TO BE DONE:
Your output must be the lines below from the line containing "Convert this chart to matplotlib code." to the line containing "plt.rcParams['mathtext.bf'] = 'Liberation", both lines included, reproduced exactly and without pictures.

SUPPLIED INFORMATION:
--------
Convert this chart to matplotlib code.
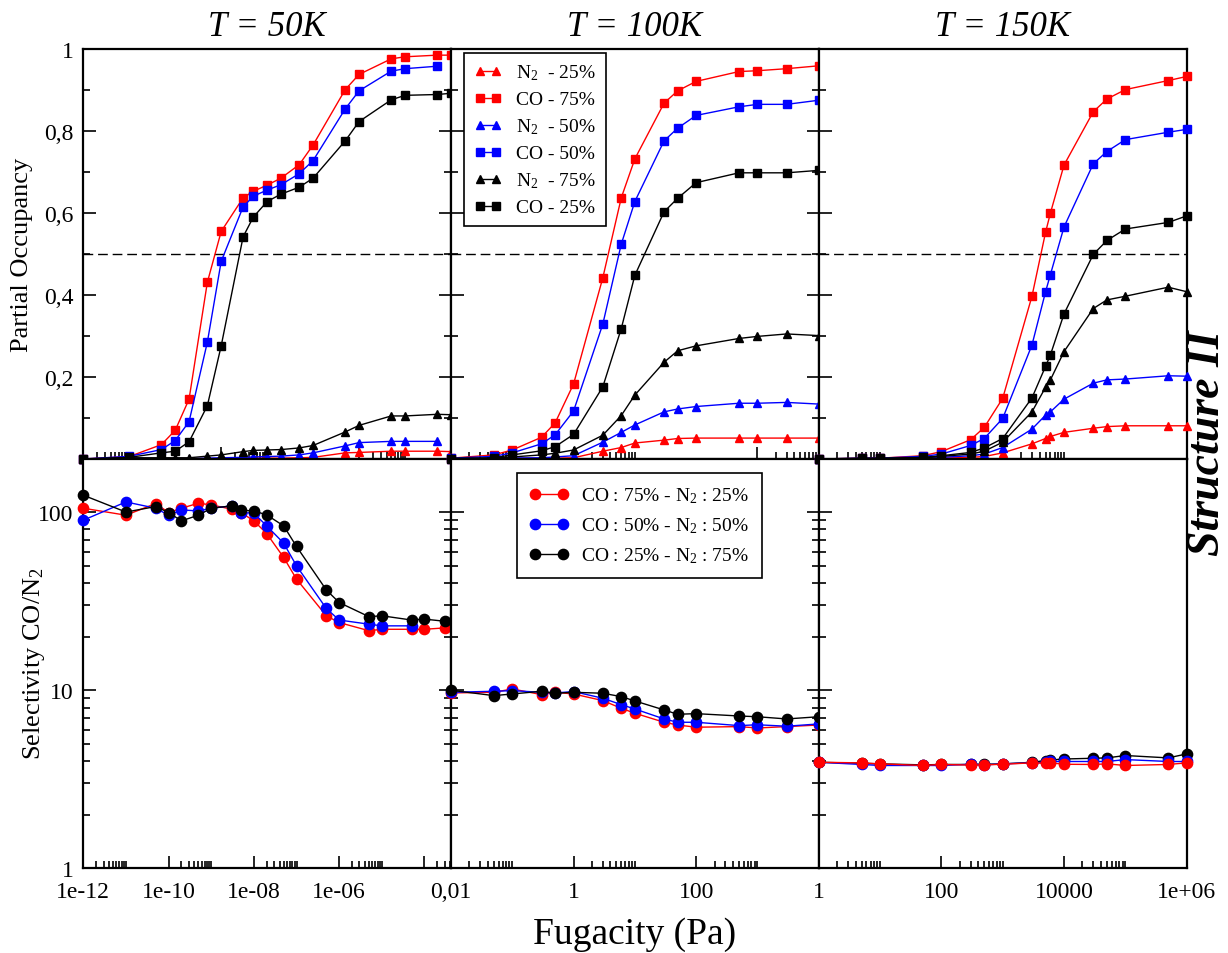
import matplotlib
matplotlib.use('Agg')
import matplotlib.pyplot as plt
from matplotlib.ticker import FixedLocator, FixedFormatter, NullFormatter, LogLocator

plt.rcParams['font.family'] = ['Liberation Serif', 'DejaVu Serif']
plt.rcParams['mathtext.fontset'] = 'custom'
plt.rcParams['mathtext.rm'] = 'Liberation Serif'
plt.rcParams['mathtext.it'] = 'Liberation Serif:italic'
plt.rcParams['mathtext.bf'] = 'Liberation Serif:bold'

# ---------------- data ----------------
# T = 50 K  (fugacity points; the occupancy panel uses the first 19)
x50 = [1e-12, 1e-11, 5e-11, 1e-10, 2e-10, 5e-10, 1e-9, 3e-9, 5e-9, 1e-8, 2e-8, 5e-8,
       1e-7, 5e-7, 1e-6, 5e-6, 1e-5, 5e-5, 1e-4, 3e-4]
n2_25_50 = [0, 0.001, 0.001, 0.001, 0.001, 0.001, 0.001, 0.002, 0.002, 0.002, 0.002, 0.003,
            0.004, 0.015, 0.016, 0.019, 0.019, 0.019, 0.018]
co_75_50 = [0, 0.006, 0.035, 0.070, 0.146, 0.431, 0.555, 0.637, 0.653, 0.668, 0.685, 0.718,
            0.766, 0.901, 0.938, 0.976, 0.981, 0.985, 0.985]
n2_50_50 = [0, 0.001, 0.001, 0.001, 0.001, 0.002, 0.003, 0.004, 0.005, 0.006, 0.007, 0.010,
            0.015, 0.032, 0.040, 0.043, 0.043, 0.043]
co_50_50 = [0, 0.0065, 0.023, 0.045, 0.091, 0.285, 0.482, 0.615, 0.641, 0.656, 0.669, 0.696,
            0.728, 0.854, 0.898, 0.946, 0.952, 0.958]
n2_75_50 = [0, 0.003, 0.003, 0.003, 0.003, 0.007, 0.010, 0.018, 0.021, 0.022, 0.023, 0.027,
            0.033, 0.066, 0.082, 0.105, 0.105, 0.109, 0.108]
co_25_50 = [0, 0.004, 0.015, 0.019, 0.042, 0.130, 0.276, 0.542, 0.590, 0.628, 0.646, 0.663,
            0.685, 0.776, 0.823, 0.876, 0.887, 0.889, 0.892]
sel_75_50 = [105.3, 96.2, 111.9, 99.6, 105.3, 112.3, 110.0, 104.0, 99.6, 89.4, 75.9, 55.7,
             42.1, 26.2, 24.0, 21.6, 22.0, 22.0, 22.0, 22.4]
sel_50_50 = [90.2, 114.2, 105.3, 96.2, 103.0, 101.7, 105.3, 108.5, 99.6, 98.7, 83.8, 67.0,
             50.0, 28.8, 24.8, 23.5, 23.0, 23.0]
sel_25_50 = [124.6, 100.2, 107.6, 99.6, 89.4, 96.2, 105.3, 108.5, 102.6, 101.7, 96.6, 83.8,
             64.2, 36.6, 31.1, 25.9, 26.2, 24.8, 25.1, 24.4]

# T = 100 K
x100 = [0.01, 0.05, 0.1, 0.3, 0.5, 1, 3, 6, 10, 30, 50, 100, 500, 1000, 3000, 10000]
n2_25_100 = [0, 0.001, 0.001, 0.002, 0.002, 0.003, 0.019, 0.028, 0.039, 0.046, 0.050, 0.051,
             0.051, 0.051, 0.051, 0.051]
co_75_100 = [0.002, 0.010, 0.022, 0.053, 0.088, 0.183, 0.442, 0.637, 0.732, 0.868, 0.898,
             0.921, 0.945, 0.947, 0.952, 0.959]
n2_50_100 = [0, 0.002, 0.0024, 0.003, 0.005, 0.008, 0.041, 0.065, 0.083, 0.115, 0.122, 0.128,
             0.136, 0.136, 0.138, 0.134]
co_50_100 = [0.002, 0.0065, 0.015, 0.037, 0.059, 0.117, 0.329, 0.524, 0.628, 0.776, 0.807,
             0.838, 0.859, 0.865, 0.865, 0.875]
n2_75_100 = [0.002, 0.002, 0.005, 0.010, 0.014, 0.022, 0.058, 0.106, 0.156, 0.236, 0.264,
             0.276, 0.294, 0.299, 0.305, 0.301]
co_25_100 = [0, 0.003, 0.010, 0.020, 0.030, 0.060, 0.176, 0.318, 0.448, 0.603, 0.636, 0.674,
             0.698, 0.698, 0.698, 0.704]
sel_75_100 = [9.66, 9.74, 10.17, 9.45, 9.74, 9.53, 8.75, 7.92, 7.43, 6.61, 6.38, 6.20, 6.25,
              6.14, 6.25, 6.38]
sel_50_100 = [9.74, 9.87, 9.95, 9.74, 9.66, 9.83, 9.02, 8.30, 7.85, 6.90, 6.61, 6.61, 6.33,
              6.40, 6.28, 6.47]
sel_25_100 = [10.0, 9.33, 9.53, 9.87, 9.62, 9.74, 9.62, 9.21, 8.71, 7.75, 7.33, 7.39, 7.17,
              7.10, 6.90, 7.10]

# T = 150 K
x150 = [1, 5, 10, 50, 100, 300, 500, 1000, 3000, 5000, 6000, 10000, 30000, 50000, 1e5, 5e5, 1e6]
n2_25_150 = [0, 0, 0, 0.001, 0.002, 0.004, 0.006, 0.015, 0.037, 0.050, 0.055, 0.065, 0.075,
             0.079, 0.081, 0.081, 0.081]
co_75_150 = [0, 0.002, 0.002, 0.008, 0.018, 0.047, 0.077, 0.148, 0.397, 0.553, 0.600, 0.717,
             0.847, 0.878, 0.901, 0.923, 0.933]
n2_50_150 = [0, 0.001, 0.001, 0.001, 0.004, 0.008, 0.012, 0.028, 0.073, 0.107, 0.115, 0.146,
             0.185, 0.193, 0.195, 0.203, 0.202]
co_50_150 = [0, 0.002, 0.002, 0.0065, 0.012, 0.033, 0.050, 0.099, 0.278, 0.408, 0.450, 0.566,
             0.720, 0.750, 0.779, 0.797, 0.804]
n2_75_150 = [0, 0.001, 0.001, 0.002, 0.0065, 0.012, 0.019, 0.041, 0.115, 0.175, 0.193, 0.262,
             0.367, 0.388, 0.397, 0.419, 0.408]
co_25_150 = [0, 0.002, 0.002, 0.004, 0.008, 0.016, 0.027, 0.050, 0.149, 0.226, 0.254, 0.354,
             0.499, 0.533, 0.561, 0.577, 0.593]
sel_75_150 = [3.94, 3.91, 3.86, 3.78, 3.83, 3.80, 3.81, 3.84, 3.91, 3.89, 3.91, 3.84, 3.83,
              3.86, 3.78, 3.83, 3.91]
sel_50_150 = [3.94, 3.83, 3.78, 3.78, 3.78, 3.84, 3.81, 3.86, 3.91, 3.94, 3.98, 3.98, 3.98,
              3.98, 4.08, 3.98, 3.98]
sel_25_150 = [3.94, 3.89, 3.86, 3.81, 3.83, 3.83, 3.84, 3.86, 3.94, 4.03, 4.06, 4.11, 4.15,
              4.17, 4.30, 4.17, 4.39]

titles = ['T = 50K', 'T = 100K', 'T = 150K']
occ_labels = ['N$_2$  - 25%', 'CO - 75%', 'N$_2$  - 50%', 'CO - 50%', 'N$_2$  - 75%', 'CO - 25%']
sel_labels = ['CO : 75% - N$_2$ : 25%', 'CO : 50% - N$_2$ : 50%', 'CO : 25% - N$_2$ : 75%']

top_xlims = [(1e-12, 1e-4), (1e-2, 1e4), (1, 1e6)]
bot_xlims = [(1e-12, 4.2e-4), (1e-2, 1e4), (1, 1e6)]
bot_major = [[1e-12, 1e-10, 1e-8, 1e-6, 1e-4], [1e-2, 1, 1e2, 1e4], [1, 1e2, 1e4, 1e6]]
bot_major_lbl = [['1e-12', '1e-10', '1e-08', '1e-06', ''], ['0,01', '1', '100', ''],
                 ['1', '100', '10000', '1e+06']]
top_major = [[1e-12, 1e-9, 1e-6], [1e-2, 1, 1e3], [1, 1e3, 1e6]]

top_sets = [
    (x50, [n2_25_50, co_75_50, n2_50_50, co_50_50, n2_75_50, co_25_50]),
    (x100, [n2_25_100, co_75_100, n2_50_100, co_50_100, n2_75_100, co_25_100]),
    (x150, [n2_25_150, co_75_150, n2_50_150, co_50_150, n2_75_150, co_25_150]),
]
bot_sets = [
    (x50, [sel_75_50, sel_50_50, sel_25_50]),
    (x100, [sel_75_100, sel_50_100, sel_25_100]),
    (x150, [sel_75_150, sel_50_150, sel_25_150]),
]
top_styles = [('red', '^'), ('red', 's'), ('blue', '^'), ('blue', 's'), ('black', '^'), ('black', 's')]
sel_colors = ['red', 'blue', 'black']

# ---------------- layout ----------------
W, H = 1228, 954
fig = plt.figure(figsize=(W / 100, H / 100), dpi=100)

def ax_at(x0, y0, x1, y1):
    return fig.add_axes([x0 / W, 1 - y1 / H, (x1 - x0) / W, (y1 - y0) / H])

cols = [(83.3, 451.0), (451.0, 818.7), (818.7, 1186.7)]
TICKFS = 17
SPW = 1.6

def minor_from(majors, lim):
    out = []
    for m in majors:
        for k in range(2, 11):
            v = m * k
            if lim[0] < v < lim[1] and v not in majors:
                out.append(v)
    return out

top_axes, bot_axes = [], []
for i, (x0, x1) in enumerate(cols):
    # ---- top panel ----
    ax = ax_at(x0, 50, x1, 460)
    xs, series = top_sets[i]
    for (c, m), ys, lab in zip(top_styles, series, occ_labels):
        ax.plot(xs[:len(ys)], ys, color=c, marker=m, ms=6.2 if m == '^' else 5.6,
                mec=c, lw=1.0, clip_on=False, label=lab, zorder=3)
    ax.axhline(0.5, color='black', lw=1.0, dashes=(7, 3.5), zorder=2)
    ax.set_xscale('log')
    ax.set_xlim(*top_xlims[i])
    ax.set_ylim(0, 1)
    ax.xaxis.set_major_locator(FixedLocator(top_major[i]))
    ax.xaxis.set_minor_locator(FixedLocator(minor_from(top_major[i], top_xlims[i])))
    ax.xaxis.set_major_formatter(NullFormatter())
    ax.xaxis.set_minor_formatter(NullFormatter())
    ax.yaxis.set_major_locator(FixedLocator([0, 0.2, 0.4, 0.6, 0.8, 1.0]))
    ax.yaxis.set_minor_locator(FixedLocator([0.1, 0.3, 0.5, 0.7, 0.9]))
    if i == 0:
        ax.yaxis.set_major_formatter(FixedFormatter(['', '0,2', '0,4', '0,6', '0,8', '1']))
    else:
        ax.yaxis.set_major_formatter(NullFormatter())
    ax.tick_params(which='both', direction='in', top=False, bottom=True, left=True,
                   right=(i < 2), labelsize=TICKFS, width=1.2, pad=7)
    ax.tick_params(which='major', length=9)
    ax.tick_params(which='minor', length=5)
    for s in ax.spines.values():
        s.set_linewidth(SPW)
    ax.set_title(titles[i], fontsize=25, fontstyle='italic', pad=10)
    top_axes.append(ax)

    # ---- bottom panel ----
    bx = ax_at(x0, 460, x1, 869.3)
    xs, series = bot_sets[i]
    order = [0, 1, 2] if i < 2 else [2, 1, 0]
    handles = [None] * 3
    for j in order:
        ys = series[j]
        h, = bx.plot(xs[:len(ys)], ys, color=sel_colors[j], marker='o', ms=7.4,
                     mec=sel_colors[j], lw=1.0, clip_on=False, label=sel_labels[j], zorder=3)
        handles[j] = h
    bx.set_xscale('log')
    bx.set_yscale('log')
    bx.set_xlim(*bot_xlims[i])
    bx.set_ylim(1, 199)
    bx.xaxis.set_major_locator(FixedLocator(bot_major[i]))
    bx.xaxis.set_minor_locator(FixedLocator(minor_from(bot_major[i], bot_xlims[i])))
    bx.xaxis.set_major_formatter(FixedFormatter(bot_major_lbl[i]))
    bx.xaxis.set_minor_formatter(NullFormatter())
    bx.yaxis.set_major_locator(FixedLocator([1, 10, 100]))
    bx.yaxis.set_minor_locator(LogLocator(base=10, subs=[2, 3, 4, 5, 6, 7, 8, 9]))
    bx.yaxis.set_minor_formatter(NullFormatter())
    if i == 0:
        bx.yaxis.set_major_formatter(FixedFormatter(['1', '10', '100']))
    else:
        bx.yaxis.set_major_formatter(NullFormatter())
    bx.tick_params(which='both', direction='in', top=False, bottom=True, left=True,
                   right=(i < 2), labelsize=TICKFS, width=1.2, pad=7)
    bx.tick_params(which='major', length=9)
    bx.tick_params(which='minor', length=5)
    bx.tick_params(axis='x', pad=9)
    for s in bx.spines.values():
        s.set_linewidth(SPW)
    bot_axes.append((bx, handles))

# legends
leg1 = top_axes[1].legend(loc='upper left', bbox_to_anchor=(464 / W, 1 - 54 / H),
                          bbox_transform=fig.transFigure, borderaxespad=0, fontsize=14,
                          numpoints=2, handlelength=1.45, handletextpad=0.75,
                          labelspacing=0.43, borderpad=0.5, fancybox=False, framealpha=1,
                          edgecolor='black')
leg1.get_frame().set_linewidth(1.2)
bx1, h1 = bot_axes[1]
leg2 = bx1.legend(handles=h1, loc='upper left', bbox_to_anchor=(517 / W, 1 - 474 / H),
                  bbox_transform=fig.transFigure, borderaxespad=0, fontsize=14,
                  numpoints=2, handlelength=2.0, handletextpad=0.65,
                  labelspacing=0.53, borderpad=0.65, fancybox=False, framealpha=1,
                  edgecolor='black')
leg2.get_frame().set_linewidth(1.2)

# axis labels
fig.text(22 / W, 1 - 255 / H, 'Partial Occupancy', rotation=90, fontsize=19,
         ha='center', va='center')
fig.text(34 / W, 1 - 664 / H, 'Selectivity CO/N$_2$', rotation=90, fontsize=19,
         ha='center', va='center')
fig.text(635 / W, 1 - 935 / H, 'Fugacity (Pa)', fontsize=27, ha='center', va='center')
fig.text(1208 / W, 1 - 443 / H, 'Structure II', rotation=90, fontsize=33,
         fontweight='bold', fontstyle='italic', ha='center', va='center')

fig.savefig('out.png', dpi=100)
--------
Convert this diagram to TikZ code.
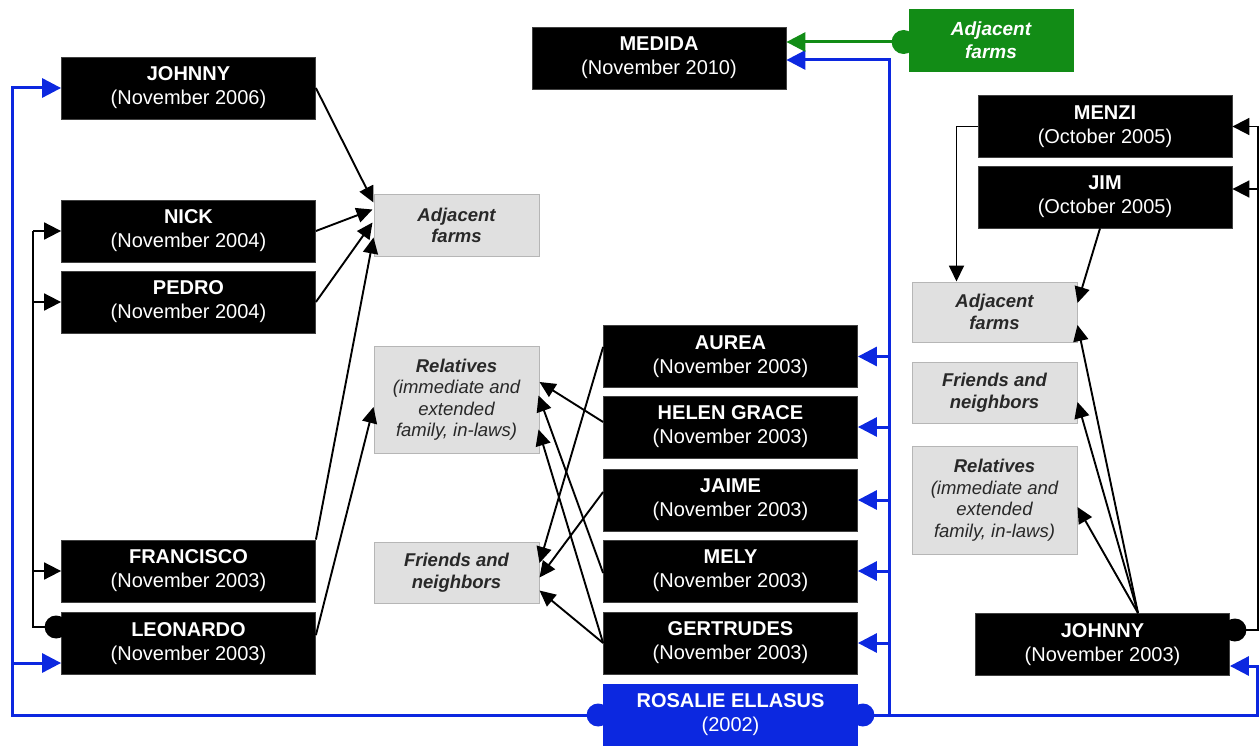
--------
IN RESPONSE:
Convert this chart to matplotlib code.
import matplotlib
matplotlib.use('Agg')
import matplotlib.pyplot as plt
from matplotlib.ticker import FixedLocator, FixedFormatter, NullFormatter, LogLocator

plt.rcParams['font.family'] = ['Liberation Serif', 'DejaVu Serif']
plt.rcParams['mathtext.fontset'] = 'custom'
plt.rcParams['mathtext.rm'] = 'Liberation Serif'
plt.rcParams['mathtext.it'] = 'Liberation Serif:italic'
plt.rcParams['mathtext.bf'] = 'Liberation Serif:bold'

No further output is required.